Samsung Advanced Institute of Technology

The continuous scaling of electronic devices, coupled with the recent rise of 3D stacked circuits and packaging technology, presents ongoing challenges for today’s metal-based interconnects. This study introduces a metal-interlayer-carbon composite as a high-performance alternative to conventional copper-based interconnects, effectively addressing the prevalent issues of increased electrical resistivity and electromigration in scaled-down technology nodes. Initially, the study explores the use of alternative CMOS-compatible metals such as Ruthenium (Ru) and Palladium (Pd), which exhibit better reliability and less electromigration in miniaturized environments compared to copper (Cu).

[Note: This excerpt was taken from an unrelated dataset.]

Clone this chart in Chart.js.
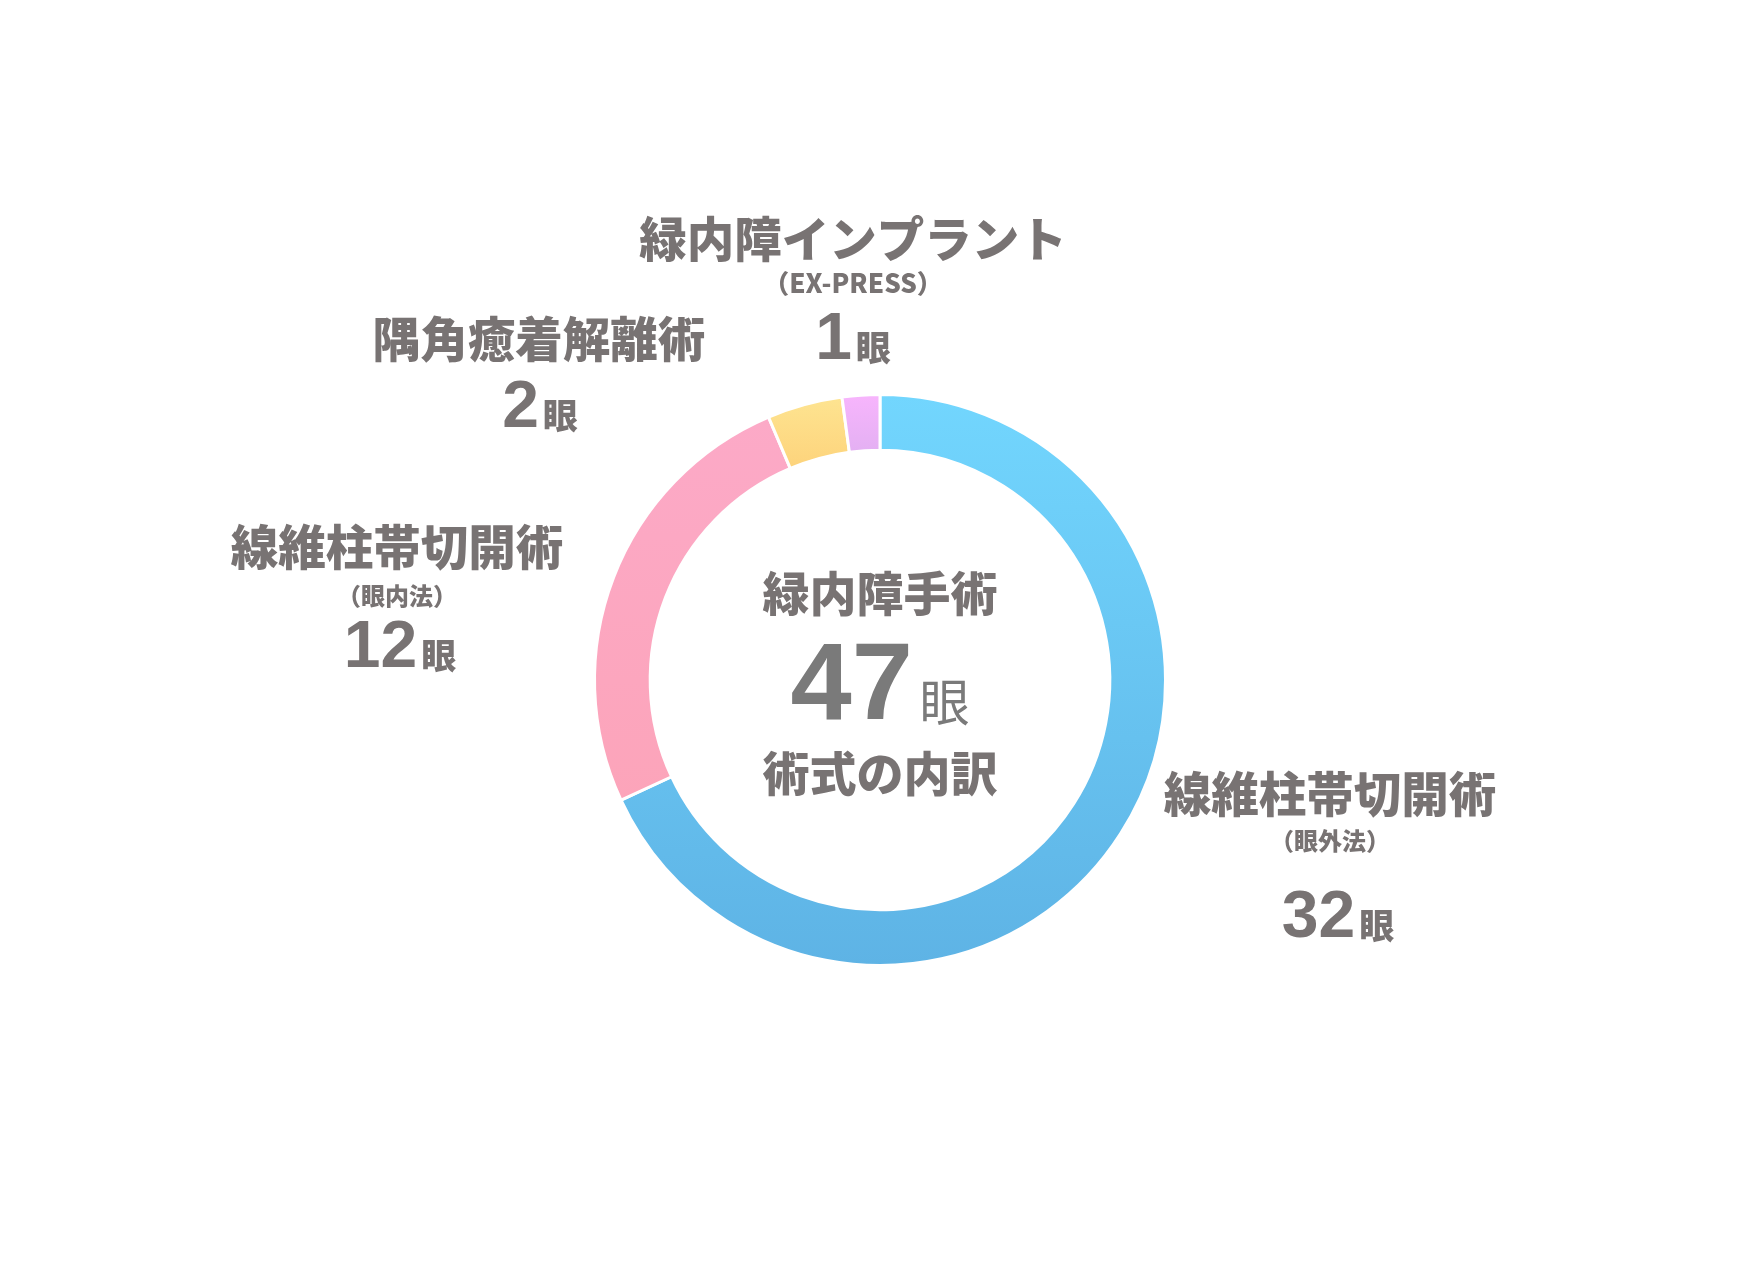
<!DOCTYPE html>
<html lang="ja">
<head>
<meta charset="utf-8">
<title>緑内障手術 術式の内訳</title>
<script src="https://cdn.jsdelivr.net/npm/chart.js@4"></script>
<style>
    html, body { margin: 0; padding: 0; background: #fff; }
    #wrap { width: 1760px; height: 1278px; position: relative; }
</style>
</head>
<body>
<div id="wrap"><canvas id="donutChart"></canvas></div>
<script>
// Datos del gráfico
const categories = ['線維柱帯切開術（眼外法）', '線維柱帯切開術（眼内法）', '隅角癒着解離術', '緑内障インプラント（EX-PRESS）'];
const eyeCounts = [32, 12, 2, 1];
const labelTitles = ['線維柱帯切開術', '線維柱帯切開術', '隅角癒着解離術', '緑内障インプラント'];
const labelNotes = ['（眼外法）', '（眼内法）', '', '（EX-PRESS）'];
const unitLabel = '眼';
const centerTitle = '緑内障手術';
const centerSubtitle = '術式の内訳';

// Colores (arriba / abajo de cada gradiente)
const topColors = ['#72d6fe', '#fcaac8', '#fee592', '#f8b5fd'];
const bottomColors = ['#5eb3e5', '#fca2b4', '#fdd27a', '#dcaeef'];

const textColor = '#787373';
const jpFont = '"Noto Sans CJK JP", "Noto Sans", sans-serif';
const numFont = '"Liberation Sans", Arial, sans-serif';

// Posición de cada etiqueta respecto al centro del anillo (px)
const labelLayout = [
    { dx: 450, numDx: 458, title: 114, note: 161, num: 257, noteSize: 24 },
    { dx: -483, numDx: -480, title: -133, note: -84, num: -13, noteSize: 24 },
    { dx: -341, numDx: -340, title: -341, note: null, num: -253, noteSize: 24 },
    { dx: -27, numDx: -27, title: -441, note: -397, num: -321, noteSize: 26 }
];

const segmentFill = (ctx) => {
    const i = ctx.dataIndex;
    const area = ctx.chart.chartArea;
    if (!area) return topColors[i];
    // los segmentos pequeños sólo ocupan la parte superior del anillo
    const bottom = i >= 2 ? area.top + 80 : area.bottom;
    const g = ctx.chart.ctx.createLinearGradient(0, area.top, 0, bottom);
    g.addColorStop(0, topColors[i]);
    g.addColorStop(1, bottomColors[i]);
    return g;
};

const drawNumber = (c, value, cx, baseline, numSize, unitSize, unitWeight) => {
    c.textBaseline = 'alphabetic';
    c.font = `bold ${numSize}px ${numFont}`;
    const numText = String(value);
    const w1 = c.measureText(numText).width;
    c.font = `${unitWeight} ${unitSize}px ${jpFont}`;
    const gap = numSize * 0.06;
    const w2 = c.measureText(unitLabel).width;
    const start = cx - (w1 + gap + w2) / 2;
    c.textAlign = 'left';
    c.font = `bold ${numSize}px ${numFont}`;
    c.fillText(numText, start, baseline);
    c.font = `${unitWeight} ${unitSize}px ${jpFont}`;
    c.fillText(unitLabel, start + w1 + gap, baseline + 2);
};

const labelPlugin = {
    id: 'surgeryLabels',
    afterDraw(chart) {
        const arc = chart.getDatasetMeta(0).data[0];
        if (!arc) return;
        const cx = arc.x;
        const cy = arc.y;
        const c = chart.ctx;
        c.save();
        c.fillStyle = textColor;

        // etiquetas exteriores
        eyeCounts.forEach((value, i) => {
            const pos = labelLayout[i];
            const x = cx + pos.dx;
            c.textAlign = 'center';
            c.textBaseline = 'middle';
            c.font = `900 47.5px ${jpFont}`;
            c.fillText(labelTitles[i], x, cy + pos.title);
            if (labelNotes[i] && pos.note !== null) {
                c.font = `900 ${pos.noteSize}px ${jpFont}`;
                c.fillText(labelNotes[i], x, cy + pos.note);
            }
            drawNumber(c, value, cx + pos.numDx, cy + pos.num, 66, 35, '900');
        });

        // texto central
        const total = eyeCounts.reduce((a, b) => a + b, 0);
        c.textAlign = 'center';
        c.textBaseline = 'middle';
        c.font = `900 47px ${jpFont}`;
        c.fillText(centerTitle, cx, cy - 87);
        c.fillText(centerSubtitle, cx, cy + 93);
        c.fillStyle = '#7a7a7a';
        drawNumber(c, total, cx, cy + 39, 110, 50, 'normal');
        c.restore();
    }
};

new Chart(document.getElementById('donutChart').getContext('2d'), {
    type: 'doughnut',
    data: {
        labels: categories,
        datasets: [{
            data: eyeCounts,
            backgroundColor: segmentFill,
            borderColor: '#fff',
            borderWidth: 3
        }]
    },
    options: {
        responsive: true,
        maintainAspectRatio: false,
        animation: false,
        cutout: '80.5%',
        layout: {
            padding: { top: 393, bottom: 311 }
        },
        plugins: {
            legend: { display: false },
            tooltip: { enabled: false }
        }
    },
    plugins: [labelPlugin]
});
</script>
</body>
</html>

To prepare for increased metal resistance in extreme scaling environments, single-walled carbon nanotubes (CNTs) were integrated with metals using a wafer-scale aligned coating method. Importantly, an atomically thin, intermittent layer was used as a charge transfer doping layer to improve the conductivity and reduce the contact resistance between interfaces. Transmission Line Method (TLM) measurements revealed significant reductions in the sheet and contact resistance of metal interconnects with the introduction of CNTs and charge transfer doping. Our findings suggest that the composite structures not only mitigate grain boundary scattering but also enhance the overall performance and reliability of interconnects in highly scaled electronic devices, showing promise for extremely scaled interconnects in next-generation 3D IC technology and packaging environments.